Presidential Plenipotentiary Representative in the State Duma
- In office 5 April 2004 – 9 January 2009
- President: Vladimir Putin
- Preceded by: Alexander Kotenkov
- Succeeded by: Andrey Podavalov (acting)

Personal details
- Born: Aleksandr Sergeyevich Kosopkin 1 June 1957 Chita, Russia Soviet Union
- Died: 9 January 2009 (aged 51) Chornaya, Russia

= Aleksandr Kosopkin =

Russian statesman

Aleksandr Sergeyevich Kosopkin (Александр Сергеевич Косопкин; 1 June 1957 - 9 January 2009), was a Russian statesman who had served as the Plenipotentiary Representative in the State Duma. He had the federal state civilian service rank of 1st class Active State Councillor of the Russian Federation.

He was a candidate of psychological sciences.

==Biography==
Aleksandr Kosopkin was born on 1 June 1957.

In 1976, he graduated from the Chelyabinsk Railway Technical School.

From 1976 to 1978, he served in the urgent service in the Soviet Army.

From 1978 to 1980, he was the driver's assistant, driver of the locomotive depot of the city of Zlatoust of the South Ural railway.

In 1990, Kosopkin was elected as the People's Deputy of the RSFSR in the Zlatoust Territorial District No. 751.

Between 1990 and 1993, he was the Chairman of the Subcommittee of the Commission on Social Policy of the Supreme Soviet of the Russian Federation. He was a member of the deputy associations "Democratic Russia", "Workers' Union of Russia", and "Chernobyl".

On 12 December 1991, as a member of the Supreme Soviet of the RSFSR, Kosopkin voted for the ratification of the Belovezhskaya agreement on the termination of the existence of the Soviet Union.

From 1993 to 1994, he was the Leading Specialist of the Department of Information Technology Support of the Office of the Federal Assembly of Russia.

In 1994, he had started working in the Administration of the President of Russia, under Boris Yeltsin.

From 1994 to 1996, he was a consultant, and team leader.

In 1996, he graduated from the Moscow State Law Academy. He was awarded with PhD in Psychology.

From 1996 to 2000, he was the Deputy Head of Department, then the Head of the Department for Interaction with Deputies of the State Duma and Members of the Federation Council of the Office of the President of Russia on Domestic Policy.

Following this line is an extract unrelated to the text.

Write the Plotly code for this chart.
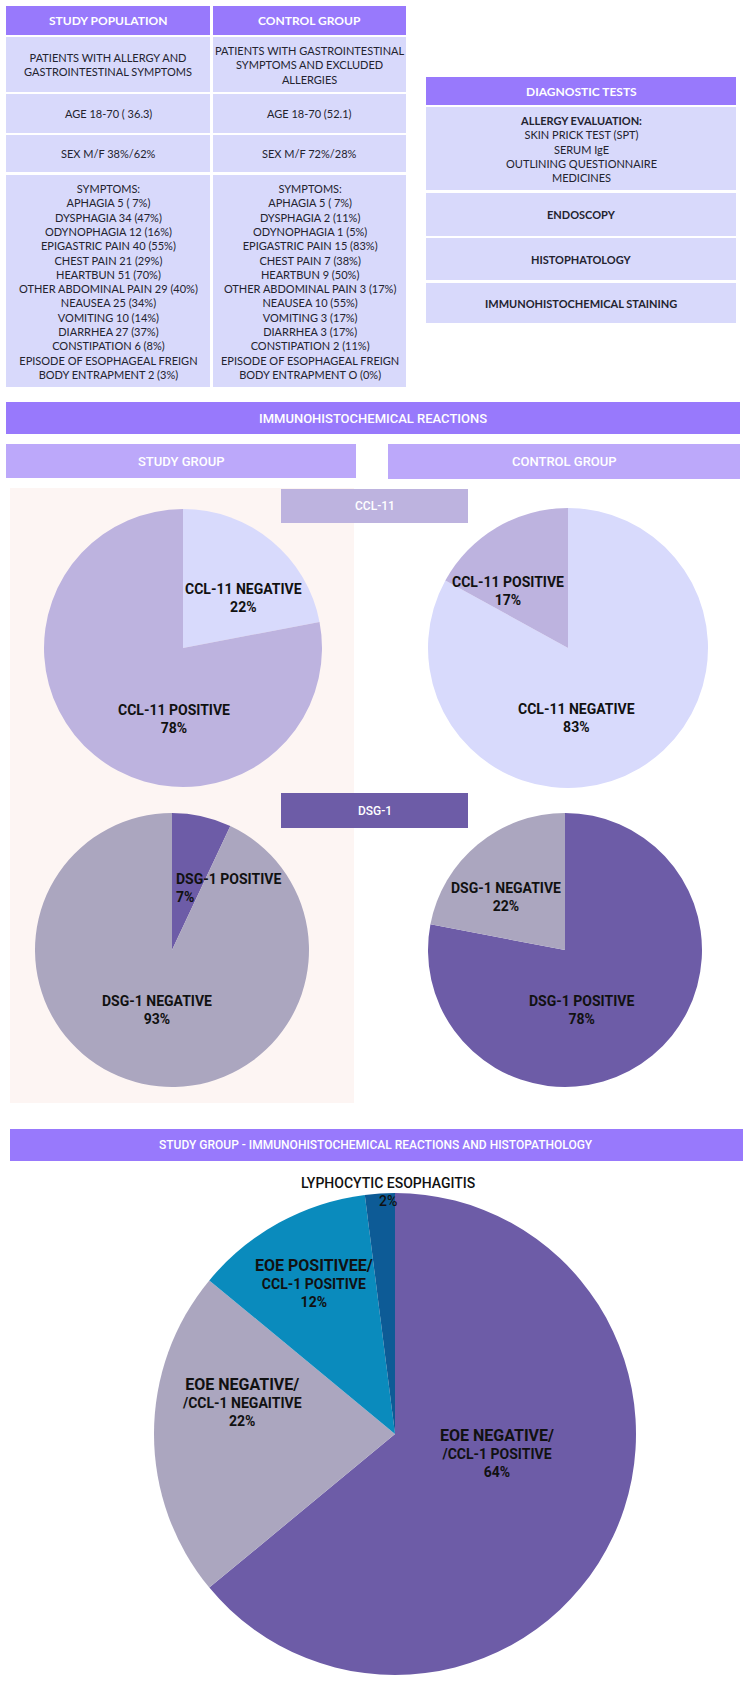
import plotly.graph_objects as go

W, H = 751, 1683

# ---- data ----
study_population = [
    "PATIENTS WITH ALLERGY AND<br>GASTROINTESTINAL SYMPTOMS",
    "AGE 18-70 ( 36.3)",
    "SEX M/F 38%/62%",
]
control_group = [
    "PATIENTS WITH GASTROINTESTINAL<br>SYMPTOMS AND EXCLUDED<br>ALLERGIES",
    "AGE 18-70 (52.1)",
    "SEX M/F 72%/28%",
]
symptoms_study = [
    "APHAGIA 5 ( 7%)", "DYSPHAGIA 34 (47%)", "ODYNOPHAGIA 12 (16%)",
    "EPIGASTRIC PAIN 40 (55%)", "CHEST PAIN 21 (29%)", "HEARTBUN 51 (70%)",
    "OTHER ABDOMINAL PAIN 29 (40%)", "NEAUSEA 25 (34%)", "VOMITING 10 (14%)",
    "DIARRHEA 27 (37%)", "CONSTIPATION 6 (8%)",
    "EPISODE OF ESOPHAGEAL FREIGN<br>BODY ENTRAPMENT 2 (3%)",
]
symptoms_control = [
    "APHAGIA 5 ( 7%)", "DYSPHAGIA 2 (11%)", "ODYNOPHAGIA 1 (5%)",
    "EPIGASTRIC PAIN 15 (83%)", "CHEST PAIN 7 (38%)", "HEARTBUN 9 (50%)",
    "OTHER ABDOMINAL PAIN 3 (17%)", "NEAUSEA 10 (55%)", "VOMITING 3 (17%)",
    "DIARRHEA 3 (17%)", "CONSTIPATION 2 (11%)",
    "EPISODE OF ESOPHAGEAL FREIGN<br>BODY ENTRAPMENT O (0%)",
]
allergy_tests = ["SKIN PRICK TEST (SPT)", "SERUM IgE", "OUTLINING QUESTIONNAIRE", "MEDICINES"]
other_tests = ["ENDOSCOPY", "HISTOPHATOLOGY", "IMMUNOHISTOCHEMICAL STAINING"]

ccl_study_labels = ["CCL-11 NEGATIVE", "CCL-11 POSITIVE"]
ccl_study_values = [22, 78]
ccl_control_labels = ["CCL-11 NEGATIVE", "CCL-11 POSITIVE"]
ccl_control_values = [83, 17]
dsg_study_labels = ["DSG-1 POSITIVE", "DSG-1 NEGATIVE"]
dsg_study_values = [7, 93]
dsg_control_labels = ["DSG-1 POSITIVE", "DSG-1 NEGATIVE"]
dsg_control_values = [78, 22]
histo_labels = ["EOE NEGATIVE/<br>/CCL-1 POSITIVE", "EOE NEGATIVE/<br>/CCL-1 NEGAITIVE",
                "EOE POSITIVEE/<br>CCL-1 POSITIVE", "LYPHOCYTIC ESOPHAGITIS"]
histo_values = [64, 22, 12, 2]

# colours
HEAD = "#9879fc"
CELL = "#d8d9fb"
SUB = "#bca8fa"
LIGHT = "#d8dafc"
LAV = "#bdb3df"
DARK = "#6d5ca7"
GREY = "#aba6bf"
TEAL = "#0a8bbd"
NAVY = "#0d5b96"
PINK = "#fdf5f3"
TXT = "#23232f"

fig = go.Figure()
shapes = []
annotations = []


def box(x0, y0, x1, y1, color):
    shapes.append(dict(type="rect", xref="x", yref="y", x0=x0, y0=y0, x1=x1, y1=y1,
                       fillcolor=color, line=dict(width=0), layer="below"))


def label(x, y, text, size=11, color=TXT, weight=400, family="Lato", xanchor="center", align="center"):
    annotations.append(dict(x=x, y=y, xref="x", yref="y", text=text, showarrow=False,
                            xanchor=xanchor, yanchor="middle", align=align,
                            font=dict(size=size, color=color, family=family, weight=weight)))


# ---- top-left table ----
box(6, 6, 210, 35, HEAD)
box(213, 6, 406, 35, HEAD)
label(108, 20.5, "STUDY POPULATION", 12, "white", 700)
label(309.5, 20.5, "CONTROL GROUP", 12, "white", 700)
rows = [(37, 92), (94, 133), (135, 172)]
for (y0, y1), s, c in zip(rows, study_population, control_group):
    box(6, y0, 210, y1, CELL)
    box(213, y0, 406, y1, CELL)
    label(108, (y0 + y1) / 2, s)
    label(309.5, (y0 + y1) / 2, c)
box(6, 175, 210, 387, CELL)
box(213, 175, 406, 387, CELL)
label(108, 281, "SYMPTOMS:<br>" + "<br>".join(symptoms_study))
label(309.5, 281, "SYMPTOMS:<br>" + "<br>".join(symptoms_control))

# ---- diagnostic tests ----
box(426, 77, 736, 105, HEAD)
label(581, 91, "DIAGNOSTIC TESTS", 12, "white", 700)
box(426, 107, 736, 190, CELL)
label(581, 149, "<b>ALLERGY EVALUATION:</b><br>" + "<br>".join(allergy_tests))
for (y0, y1), t in zip([(193, 236), (238, 280), (283, 323)], other_tests):
    box(426, y0, 736, y1, CELL)
    label(581, (y0 + y1) / 2, t, 11, TXT, 700)

# ---- immunohistochemical section ----
box(6, 402, 740, 434, HEAD)
label(373, 418, "IMMUNOHISTOCHEMICAL REACTIONS", 13, "white", 500, "Roboto")
box(6, 444, 356, 478, SUB)
label(181, 461, "STUDY GROUP", 13, "white", 500, "Roboto")
box(388, 444, 740, 479, SUB)
label(564, 461.5, "CONTROL GROUP", 13, "white", 500, "Roboto")
box(10, 488, 354, 1103, PINK)
box(281, 489, 468, 523, LAV)
label(374.5, 506, "CCL-11", 12, "white", 500, "Roboto")
box(281, 793, 468, 828, DARK)
label(374.5, 810.5, "DSG-1", 12, "white", 500, "Roboto")

box(10, 1129, 743, 1161, HEAD)
label(376, 1145, "STUDY GROUP - IMMUNOHISTOCHEMICAL REACTIONS AND HISTOPATHOLOGY",
      12, "white", 500, "Roboto")


def pie(cx, cy, r, labels, values, colors):
    fig.add_trace(go.Pie(
        labels=labels, values=values, sort=False, direction="clockwise", rotation=0,
        marker=dict(colors=colors, line=dict(width=0)), textinfo="none",
        hoverinfo="label+percent", showlegend=False,
        domain=dict(x=[(cx - r) / W, (cx + r) / W], y=[1 - (cy + r) / H, 1 - (cy - r) / H]),
    ))


pie(183, 648, 139, ccl_study_labels, ccl_study_values, [LIGHT, LAV])
pie(568, 648, 140, ccl_control_labels, ccl_control_values, [LIGHT, LAV])
pie(172, 950, 137, dsg_study_labels, dsg_study_values, [DARK, GREY])
pie(565, 950, 137, dsg_control_labels, dsg_control_values, [DARK, GREY])
pie(395, 1434, 241, histo_labels, histo_values, [DARK, GREY, TEAL, NAVY])

PF = "Roboto"
BLK = "#111111"
# pie labels
label(243, 598, f"{ccl_study_labels[0]}<br>{ccl_study_values[0]}%", 14, BLK, 700, PF)
label(174, 719, f"{ccl_study_labels[1]}<br>{ccl_study_values[1]}%", 14, BLK, 700, PF)
label(576, 718, f"{ccl_control_labels[0]}<br>{ccl_control_values[0]}%", 14, BLK, 700, PF)
label(508, 591, f"{ccl_control_labels[1]}<br>{ccl_control_values[1]}%", 14, BLK, 700, PF)
label(174, 888, f"{dsg_study_labels[0]}<br>{dsg_study_values[0]}%", 14, BLK, 700, PF,
      xanchor="left", align="left")
label(157, 1010, f"{dsg_study_labels[1]}<br>{dsg_study_values[1]}%", 14, BLK, 700, PF)
label(581, 1010, f"{dsg_control_labels[0]}<br>{dsg_control_values[0]}%", 14, BLK, 700, PF)
label(506, 897, f"{dsg_control_labels[1]}<br>{dsg_control_values[1]}%", 14, BLK, 700, PF)


def histo_text(lbl, val):
    first, _, rest = lbl.partition("<br>")
    return f"<span style='font-size:16px'>{first}</span><br>{rest}<br>{val}%"


label(497, 1453, histo_text(histo_labels[0], histo_values[0]), 14, BLK, 700, PF)
label(242, 1402, histo_text(histo_labels[1], histo_values[1]), 14, BLK, 700, PF)
label(314, 1283, histo_text(histo_labels[2], histo_values[2]), 14, BLK, 700, PF)
label(388, 1192, f"{histo_labels[3]}<br>{histo_values[3]}%", 14, BLK, 500, PF)

fig.update_layout(
    width=W, height=H,
    margin=dict(l=0, r=0, t=0, b=0),
    paper_bgcolor="white", plot_bgcolor="rgba(0,0,0,0)",
    xaxis=dict(range=[0, W], visible=False, fixedrange=True),
    yaxis=dict(range=[H, 0], visible=False, fixedrange=True),
    shapes=shapes, annotations=annotations,
)

fig.write_html("out.html", config={"displayModeBar": False},
               post_script="document.body.style.margin='0';")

From 2000 to 2001, he was the Deputy Head of the Main Directorate, the Head of the Directorate for Interaction with the Federal Assembly, with political parties and movements of the Main Directorate of Internal Policy of the President of Russia.

From March 2001 to 2004, he had become the Head of the Main Department of Internal Policy of the President of Russia.

On 5 April 2004, Kosopkin had served as the Plenipotentiary Representative in the State Duma. He played an important role in the creation of the United Russia party and in the holding of the 2003 elections, after which the United Russia party won a constitutional majority.

===Death===

Aleksandr Sergeyevich Kosopkin died on 9 January 2009 in a helicopter crash. The Mi-171 helicopter (modification of the Mi-8), on which Kosopkin flew on an illegal hunt for argali listed in the IUCN Red List, disappeared in the mountains of the Altai Republic. On 11 January 2009, the Mi-171 was found in a destroyed state near Mount Chernoy. Of the eleven on board, seven people died, including Kosopkin.

He was buried on 14 January 2009, in the village of Komlevo, Ruzsky District, Moscow Oblast, at a church cemetery.

In 2010, the Investigative Committee under the Prosecutor's Office of Russia indicted the surviving passengers of this helicopter for illegal hunting. Two of them - the former deputy chairman of the government of the Altai Republic, Anatoly Bannykh and the deputy director of the Institute of Economics and Legislation of the city of Moscow, Nikolay Kapranov - were put on the federal wanted list.

==Honors==
He was the Acting State Councilor of the Russian Federation, 1st class.

==Family==
He was married, and had a son and a daughter.